Una campagna aerea guidata dagli Stati Uniti ha ucciso dieci comandanti del califfato che progettavano attentati in Occidente. Tra i leader uccisi c’è anche Charaffe al-Mouadan, che era direttamente legato ad Abdelhamid Abaaoud, il leader della cellula jihadista che ha colpito a Parigi il 13 novembre scorso. Martedì inoltre le autorità del Belgio hanno arrestato due persone sospettate di stare preparando un attentato contro “siti emblematici” del Paese per Capodanno. Mentre in Italia il ministro dell’Interno, Angelino Alfano, ha ordinato l’espulsione di Adil Bamaarouf, un marocchino che aveva detto di voler “fare esplodere la città di Roma”, capitale “da dove fare iniziare l’Islam”. Abbiamo analizzato la situazione con Fausto Biloslavo, inviato di guerra de il Giornale.
Gli attentati progettati dall’Isis fanno parte di un cambiamento nella sua strategia?
I manuali online dell’Isis parlano chiaramente da tempo della volontà di penetrare in Europa. Uno è particolare si intitola “Islamic Gangs” ed è dedicato alla creazione di bande islamiche fra i giovani europei. In questi manuali non si fa mistero del fatto che la prima fase consiste nel rispondere agli attacchi occidentali in Siria e Iraq con degli atti di rappresaglia. Mentre la seconda fase è quella di una vera e propria sollevazione islamica in Europa.
Quindi i successi della coalizione in Siria e Iraq aumentano il rischio di attentati?
Non è una novità, gli stessi attentati di Parigi del 13 novembre non sono avvenuti in una data casuale. Quel giorno infatti era definitivamente caduta Sinjar grazie ai bombardamenti americani e all’avanzata dei curdi. Sinjar è una città strategica perché si trova sull’autostrada 47 tra Raqqa e Mosul, e collegava quindi il Califfato in Iraq e Siria: la sua caduta ha spezzato in due lo Stato Islamico. Ritengo quindi che si sia scelto di colpire Parigi proprio il 13 novembre anche per una sorta di rappresaglia.
Nel blitz americano che ha ucciso i dieci leader sono state usate anche truppe sul terreno o solo droni?
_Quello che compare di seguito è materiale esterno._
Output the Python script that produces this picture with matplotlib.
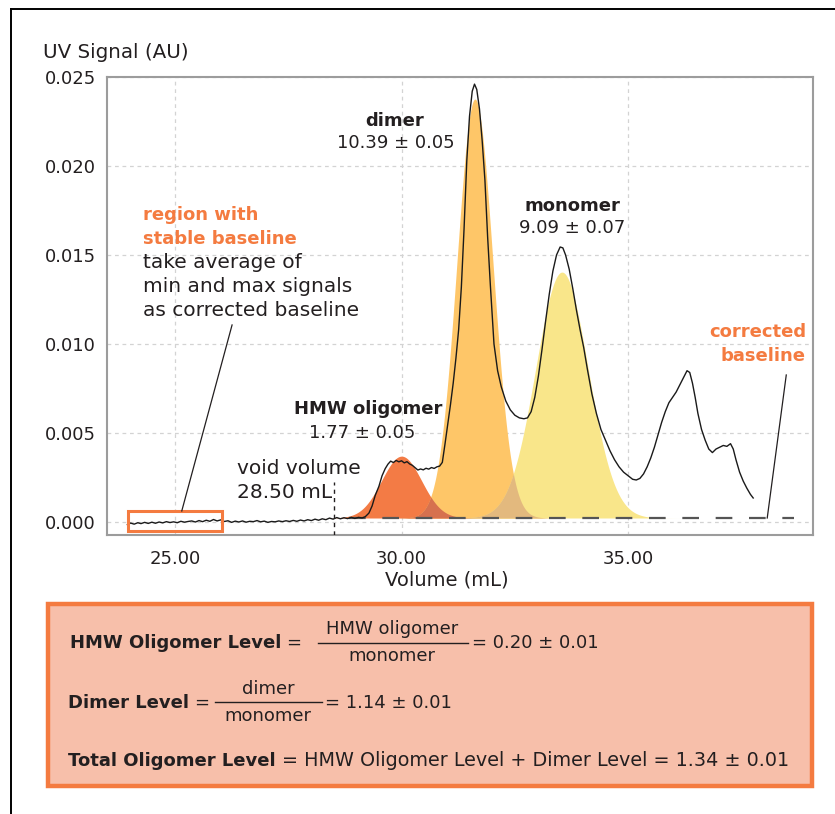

E’ stata usata una combinazione di entrambi. Nessuna bomba intelligente viaggia del tutto da sola, ma serve una sinergia con un’azione di spionaggio sul terreno. Anche perché l’obiettivo può spostarsi all’ultimo momento, e non è facile colpirlo dall’aria, magari a migliaia di metri d’altezza. Sul terreno ci devono essere quindi sia corpi speciali sia agenti dell’intelligence.
L’Isis vuole colpire nelle capitali occidentali a Capodanno?
L’attacco sventato dalle autorità del Belgio mirava proprio a questo. D’altra parte il Belgio è il Paese europeo che, in proporzione al numero di musulmani, ha il più alto indice di radicalizzazione. Tra i volontari della guerra santa in Siria e in Iraq ci sono 3mila tunisini, su una popolazione di 10 milioni di musulmani. In proporzione l’indice di radicalizzazione in Belgio è nettamente maggiore non solo della Tunisia ma anche di qualsiasi altro Paese arabo.
Quanto è radicalizzata invece la comunità musulmana in Italia?
In Italia non ci sono ancora dei ghetti. Ma secondo un recente sondaggio commissionato dalla Rai, nella comunità musulmana in Italia, composta da minimo 1 milione e massimo 1 milione e 800mila persone, il 12% non si sente integrato e non vuole farlo. E’ un campanello d’allarme che ci dice che questi musulmani italiani sono come chi vive a Molenbeek o in alcuni quartieri di Londra.
C’è un collegamento diretto tra il marocchino espulso e l’Isis in Siria?
No, spesso non ci sono collegamenti diretti né un sistema piramidale di comando e controllo. Fanno eccezione le cellule di fuoco che hanno colpito a Parigi. Queste ultime si erano addestrate e avevano combattuto in Siria, per poi ritornare lungo la rotta balcanica spacciandosi per rifugiati o per profughi siriani.
Per l’Italia la minaccia più diretta viene dalla Libia o dalla Bosnia?
Sicuramente dalla Libia, dove non c’è ancora alcun raid occidentale e la costola del Califfato si sta espandendo dopo avere conquistato Sirte. L’Isis è presente nel Sud e lungo la vecchia strada costiera che va da Sirte a Bengasi, e ora sta puntando sui campi petroliferi. E’ un’espansione che avviene sia nelle città sia nelle aree rurali e che può contare su 3mila uomini in continuo aumento. La tattica è la stessa adottata in Siria e Iraq, e si basa sull’alleanza con forze locali come Ansar Al-Sharia che ha deciso di unirsi al Califfato.